**What is required**
The lines from the top of the material below through the line containing "const userNames: string[]" are to be printed exactly, with pictures omitted.

━━━ Dataset content

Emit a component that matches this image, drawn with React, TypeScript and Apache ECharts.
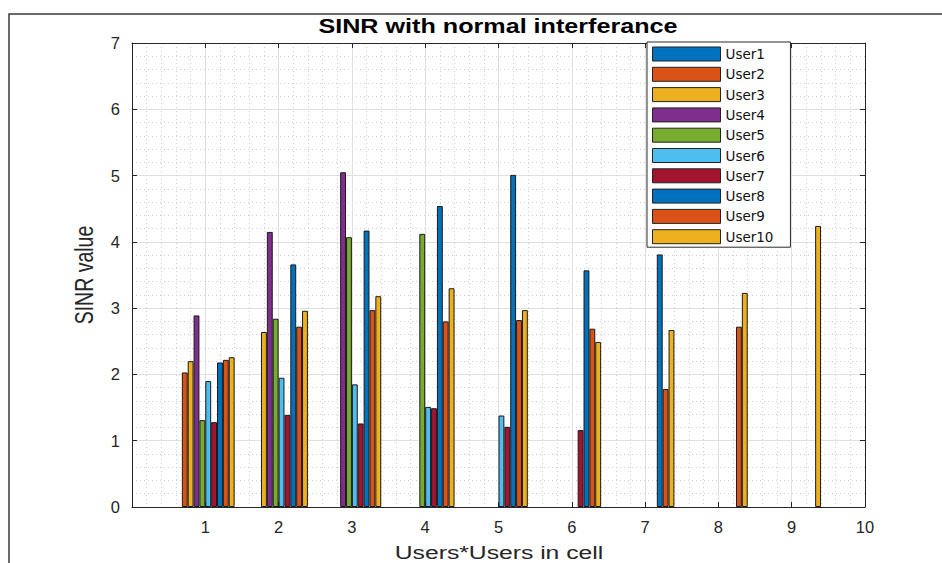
import React, { useEffect, useRef } from 'react';
import * as echarts from 'echarts';

const groups: number[] = [1, 2, 3, 4, 5, 6, 7, 8, 9, 10];
const userNames: string[] = ['User1', 'User2', 'User3', 'User4', 'User5', 'User6', 'User7', 'User8', 'User9', 'User10'];

const user1: (number | null)[] = [null, null, null, null, null, null, null, null, null, null];
const user2: (number | null)[] = [2.03, null, null, null, null, null, null, null, null, null];
const user3: (number | null)[] = [2.2, 2.64, null, null, null, null, null, null, null, null];
const user4: (number | null)[] = [2.89, 4.15, 5.05, null, null, null, null, null, null, null];
const user5: (number | null)[] = [1.31, 2.84, 4.07, 4.12, null, null, null, null, null, null];
const user6: (number | null)[] = [1.9, 1.95, 1.85, 1.51, 1.38, null, null, null, null, null];
const user7: (number | null)[] = [1.28, 1.39, 1.26, 1.49, 1.21, 1.16, null, null, null, null];
const user8: (number | null)[] = [2.18, 3.66, 4.17, 4.54, 5.01, 3.57, 3.81, null, null, null];
const user9: (number | null)[] = [2.22, 2.72, 2.97, 2.8, 2.82, 2.69, 1.78, 2.72, null, null];
const user10: (number | null)[] = [2.26, 2.96, 3.18, 3.3, 2.97, 2.49, 2.67, 3.23, 4.24, null];

const userColors: string[] = ['#0072BD', '#D95319', '#EDB120', '#7E2F8E', '#77AC30', '#4DBEEE', '#A2142F', '#0072BD', '#D95319', '#EDB120'];

const titleText = 'SINR with normal interferance';
const xAxisName = 'Users*Users in cell';
const yAxisName = 'SINR value';

export default function App() {
  const ref = useRef<HTMLDivElement>(null);
  useEffect(() => {
    document.body.style.margin = '0';
    const chart = echarts.init(ref.current!, null, { renderer: 'svg' });
    const font = "'Liberation Sans', Arial, Helvetica, sans-serif";
    const legendFont = "'DejaVu Sans', 'Liberation Sans', sans-serif";
    const axisColor = '#262626';
    const allUsers = [user1, user2, user3, user4, user5, user6, user7, user8, user9, user10];
    const series = allUsers.map((vals, k) => ({
      name: userNames[k],
      type: 'bar',
      xAxisIndex: 0,
      yAxisIndex: 0,
      barGap: '0%',
      barCategoryGap: '20%',
      itemStyle: { color: userColors[k], borderColor: '#1a1a1a', borderWidth: 1 },
      data: groups.map((g, i) => [g, vals[i]]).filter((d) => d[1] != null),
    }));

    const splitLine = { show: true, lineStyle: { color: '#e0e0e0', width: 1, type: 'solid' } };
    const minorSplitLine = { show: true, lineStyle: { color: '#cdcdcd', width: 1, type: [1, 3] } };

    chart.setOption({
      animation: false,
      backgroundColor: '#ffffff',
      grid: { left: 132, top: 43, right: 77, bottom: 56, containLabel: false },
      legend: {
        orient: 'vertical',
        left: 647,
        top: 42,
        icon: 'rect',
        itemWidth: 68,
        itemHeight: 14,
        itemGap: 5.3,
        padding: [4.5, 17, 3, 5],
        backgroundColor: '#ffffff',
        borderColor: '#2b2b2b',
        borderWidth: 1,
        itemStyle: { borderColor: '#222', borderWidth: 1 },
        textStyle: { fontFamily: legendFont, fontSize: 13.5, color: '#111', lineHeight: 14 },
        data: userNames,
      },
      xAxis: [
        {
          type: 'value',
          min: 0,
          max: 10,
          interval: 1,
          position: 'bottom',
          axisLine: { show: true, onZero: false, lineStyle: { color: axisColor, width: 1 } },
          axisTick: { show: true, inside: true, length: 5, lineStyle: { color: axisColor } },
          axisLabel: {
            show: true,
            margin: 11,
            fontFamily: font,
            fontSize: 16.5,
            color: axisColor,
            formatter: (v: number) => (v === 0 ? '' : String(v)),
          },
          splitLine,
          minorTick: { show: false, splitNumber: 5 },
          minorSplitLine,
        },
        {
          type: 'value',
          min: 0,
          max: 10,
          interval: 1,
          position: 'top',
          axisLine: { show: true, onZero: false, lineStyle: { color: axisColor, width: 1 } },
          axisTick: { show: true, inside: true, length: 5, lineStyle: { color: axisColor } },
          axisLabel: { show: false },
          splitLine: { show: false },
        },
      ],
      yAxis: [
        {
          type: 'value',
          min: 0,
          max: 7,
          interval: 1,
          position: 'left',
          axisLine: { show: true, onZero: false, lineStyle: { color: axisColor, width: 1 } },
          axisTick: { show: true, inside: true, length: 5, lineStyle: { color: axisColor } },
          axisLabel: { show: true, margin: 12, fontFamily: font, fontSize: 16.5, color: axisColor },
          splitLine,
          minorTick: { show: false, splitNumber: 5 },
          minorSplitLine,
        },
        {
          type: 'value',
          min: 0,
          max: 7,
          interval: 1,
          position: 'right',
          axisLine: { show: true, onZero: false, lineStyle: { color: axisColor, width: 1 } },
          axisTick: { show: true, inside: true, length: 5, lineStyle: { color: axisColor } },
          axisLabel: { show: false },
          splitLine: { show: false },
        },
      ],
      graphic: [
        {
          type: 'polyline',
          silent: true,
          shape: { points: [[9, 563], [9, 14], [942, 14]] },
          style: { stroke: '#3a3a3a', lineWidth: 1.5, fill: null },
        },
        {
          type: 'text',
          x: 498,
          y: 26.5,
          scaleX: 1.29,
          style: {
            text: titleText,
            fontFamily: font,
            fontSize: 19.5,
            fontWeight: 'bold',
            fill: '#000',
            textAlign: 'center',
            align: 'center',
            textVerticalAlign: 'middle',
            verticalAlign: 'middle',
          },
        },
        {
          type: 'text',
          x: 499,
          y: 552.5,
          scaleX: 1.3,
          style: {
            text: xAxisName,
            fontFamily: font,
            fontSize: 19,
            fill: axisColor,
            textAlign: 'center',
            align: 'center',
            textVerticalAlign: 'middle',
            verticalAlign: 'middle',
          },
        },
        {
          type: 'text',
          x: 85,
          y: 275,
          rotation: Math.PI / 2,
          scaleY: 1.3,
          style: {
            text: yAxisName,
            fontFamily: font,
            fontSize: 19.5,
            fill: axisColor,
            textAlign: 'center',
            align: 'center',
            textVerticalAlign: 'middle',
            verticalAlign: 'middle',
          },
        },
      ],
      series,
    });
    return () => chart.dispose();
  }, []);
  return <div ref={ref} style={{ width: 942, height: 563 }} />;
}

━━━━━━

**Full solution**
Emit a component that matches this image, drawn with React, TypeScript and Apache ECharts.
import React, { useEffect, useRef } from 'react';
import * as echarts from 'echarts';

const groups: number[] = [1, 2, 3, 4, 5, 6, 7, 8, 9, 10];
const userNames: string[] = ['User1', 'User2', 'User3', 'User4', 'User5', 'User6', 'User7', 'User8', 'User9', 'User10'];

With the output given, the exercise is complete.